A cyclist in a bright yellow vest stands with her bike on a country road.
Suzanne Rumsey on the south shore of the St. Lawrence River in Quebec.
By 
 on February 1, 2021
Photography: 
SUZANNE RUMSEY

Memories of a road trip on behalf of PWRDF

Suzanne Rumsey recalls a cycling trip she took in 2010 and how some of the lessons she learned on the road can help us today.

“ARE WE THERE YET?”

Do you remember that question, yelled from the back of the car when you were a kid – or when your kids were kids – on a family road trip? Usually it was followed by, “HOW MUCH FURTHER?” and “I HAVE TO GO TO THE BATHROOM – NOW!”

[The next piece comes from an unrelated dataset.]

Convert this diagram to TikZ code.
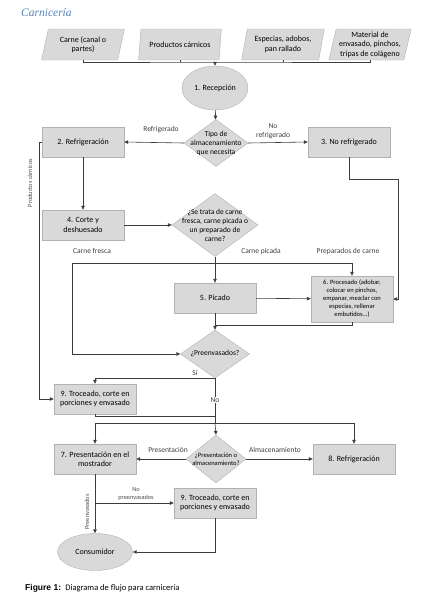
\documentclass[tikz,border=0pt]{standalone}
\usepackage{fontspec}
\setmainfont{Carlito}
\newfontfamily\titlefont{Liberation Serif}
\newfontfamily\capfont{Liberation Sans}
\usepackage{xcolor}
\usetikzlibrary{arrows.meta, shapes.geometric, positioning, calc}
\definecolor{boxfill}{HTML}{D9D9D9}
\definecolor{boxline}{HTML}{B2B2B2}
\definecolor{flowline}{HTML}{3C3C3C}
\definecolor{titleblue}{HTML}{4F81BD}

\begin{document}
\begin{tikzpicture}[
  x=1pt, y=-1pt,
  inbox/.style  = {trapezium, trapezium left angle=76, trapezium right angle=104,
                   trapezium stretches=true, draw=boxline, fill=boxfill,
                   minimum width=83pt, minimum height=31pt, inner sep=1pt,
                   align=center, font=\fontsize{8}{9.5}\selectfont},
  proc/.style   = {rectangle, draw=boxline, fill=boxfill,
                   minimum width=82pt, minimum height=30pt, inner sep=2pt,
                   align=center, font=\fontsize{8}{9.5}\selectfont},
  term/.style   = {ellipse, draw=boxline, fill=boxfill, inner sep=0pt,
                   font=\fontsize{8}{9.5}\selectfont},
  dec/.style    = {diamond, draw=boxline, fill=boxfill, inner sep=0pt},
  dtxt/.style   = {align=center, inner sep=0pt, font=\fontsize{7.5}{9}\selectfont},
  arr/.style    = {-{Triangle[length=4pt, width=3.5pt]}, draw=flowline, line width=0.6pt},
  ln/.style     = {draw=flowline, line width=0.6pt},
  lbl/.style    = {font=\fontsize{7.5}{9}\selectfont, text=black!75, align=center, inner sep=1pt},
  slbl/.style   = {font=\fontsize{6.3}{7.5}\selectfont, text=black!70, align=center, inner sep=1pt},
]
\useasboundingbox (0,0) rectangle (429,600);

%% ── Title ───────────────────────────────────────────────────────────────
\node[anchor=west, inner sep=0pt, text=titleblue,
      font=\titlefont\itshape\fontsize{11.5}{13}\selectfont] (title) at (21,13) {Carnicería};

%% ── Inputs ──────────────────────────────────────────────────────────────
\node[inbox] (carne)  at (83,44.5)  {Carne (canal o\\partes)};
\node[inbox] (prod)   at (180,44.5) {Productos cárnicos};
\node[inbox] (espec)  at (283,44.5) {Especias, adobos,\\pan rallado};
\node[inbox] (mater)  at (370,44.5) {Material de\\envasado, pinchos,\\tripas de colágeno};
\coordinate (bus) at (215,62);

%% ── Reception and storage type ──────────────────────────────────────────
\node[term, minimum width=66pt, minimum height=44pt] (recep) at (215,88) {1. Recepción};
\node[dec, minimum width=64pt, minimum height=47pt] (tipo) at (216,143) {};
\node[dtxt] at (tipo) {Tipo de\\almacenamiento\\que necesita};
\node[proc] (refr)   at (83,142)  {2. Refrigeración};
\node[proc] (norefr) at (349,142) {3. No refrigerado};

%% ── Cutting and product kind ────────────────────────────────────────────
\node[proc] (corte) at (83,225) {4. Corte y\\deshuesado};
\node[dec, minimum width=86pt, minimum height=63pt] (trata) at (215,225) {};
\node[dtxt] at (trata) {¿Se trata de carne\\fresca, carne picada o\\un preparado de\\carne?};
\coordinate (split) at (215,263);
\coordinate (fresc) at (72,263);
\coordinate (nrturn) at (398,179);

\node[proc] (picado) at (215,298) {5. Picado};
\node[proc, minimum width=82pt, minimum height=46pt,
      font=\fontsize{6.5}{8}\selectfont] (proces) at (352,299)
      {6. Procesado (adobar,\\colocar en pinchos,\\empanar, mezclar con\\especias, rellenar\\embutidos...)};
\coordinate (merge) at (215,325);

%% ── Packaging ───────────────────────────────────────────────────────────
\node[dec, minimum width=69pt, minimum height=48pt] (preenv) at (215,354) {};
\node[dtxt] at (preenv) {¿Preenvasados?};
\node[proc] (troc1) at (95,399) {9. Troceado, corte en\\porciones y envasado};
\coordinate (pcturn) at (39,142);
\coordinate (join) at (215,416);
\coordinate (dist) at (215,423);

%% ── Presentation or storage ─────────────────────────────────────────────
\node[proc] (pres) at (95,459) {7. Presentación en el\\mostrador};
\node[dec, minimum width=60pt, minimum height=48pt] (alm) at (216,459) {};
\node[dtxt, font=\fontsize{6.5}{8}\selectfont] at (alm) {¿Presentación o\\almacenamiento?};
\node[proc] (refr2) at (354,459) {8. Refrigeración};

%% ── Consumer ────────────────────────────────────────────────────────────
\node[proc] (troc2) at (215,503) {9. Troceado, corte en\\porciones y envasado};
\coordinate (npturn) at (95,503);
\node[term, minimum width=75pt, minimum height=37pt] (cons) at (95,552) {Consumidor};

%% ── Arrows ──────────────────────────────────────────────────────────────
\draw[ln]  (carne.south) |- (bus) -| (mater.south);
\draw[ln]  (prod.south)  -- (prod.south |- bus);
\draw[ln]  (espec.south) -- (espec.south |- bus);
\draw[arr] (bus) -- (recep);
\draw[arr] (recep) -- (tipo);
\draw[arr] (tipo.west) -- (refr.east);
\draw[arr] (tipo.east) -- (norefr.west);
\draw[arr] (refr) -- (corte);
\draw[arr] (corte) -- (trata.west);
\draw[arr] (norefr.south) |- (nrturn) |- (proces.east);
\draw[arr] (trata.south) -- (picado.north);
\draw[arr] (split) -- (fresc) |- (preenv.west);
\draw[arr] (split) -| (proces.north);
\draw[arr] (picado) -- (proces);
\draw[arr] (picado.south) -- (preenv.north);
\draw[ln]  (proces.south) |- (merge);
\draw[arr] (refr.west) -- (pcturn) |- (troc1.west);
\draw[arr] (preenv.south) -| (troc1.north);
\draw[ln]  (preenv.south) -- (dist);
\draw[ln]  (troc1.south) |- (join);
\draw[arr] (dist) -| (pres.north);
\draw[arr] (dist) -| (refr2.north);
\draw[arr] (dist) -- (alm.north);
\draw[arr] (alm.west) -- (pres.east);
\draw[arr] (alm.east) -- (refr2.west);
\draw[arr] (pres.south) -- (cons.north);
\draw[arr] (npturn) -- (troc2.west);
\draw[arr] (troc2.south) |- (cons.east);

%% ── Labels ──────────────────────────────────────────────────────────────
\node[lbl] at (161,130) {Refrigerado};
\node[lbl] at (273,131) {No\\refrigerado};
\node[lbl] at (92,251)  {Carne fresca};
\node[lbl] at (261,251) {Carne picada};
\node[lbl] at (348,251) {Preparados de carne};
\node[slbl, rotate=90] at (30,183) {Productos cárnicos};
\node[lbl] at (195,373) {Sí};
\node[lbl, fill=white] at (215,400) {No};
\node[lbl] at (168,450) {Presentación};
\node[lbl] at (275,450) {Almacenamiento};
\node[slbl] at (136,494) {No\\preenvasados};
\node[slbl, rotate=90] at (87,512) {Preenvasados};

%% ── Caption ─────────────────────────────────────────────────────────────
\node[anchor=west, inner sep=0pt, font=\fontsize{8.5}{10}\selectfont] (cap) at (25,588)
  {{\capfont\bfseries Figure 1:}\enspace Diagrama de flujo para carnicería};

\end{tikzpicture}
\end{document}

My parents’ diversionary tactics in the face of such verbal onslaughts from me and my three siblings included, “It’s just around the next corner,” though which next corner was never detailed, or “Who has the Lifesavers? Someone pass around the Lifesavers” or “How about another game of I Spy with My Little Eye?”

I joined PWRDF (Primate’s World Relief and Development Fund) in 2001 as the Latin America/Caribbean program coordinator. In 2010, changes at PWRDF brought a change in my work as I took up the role of public engagement coordinator. 2010 was also a General Synod year at which PWRDF wrapped up the anniversary celebrations marking its 50-year “road trip” as the official development and relief agency of the Anglican Church of Canada.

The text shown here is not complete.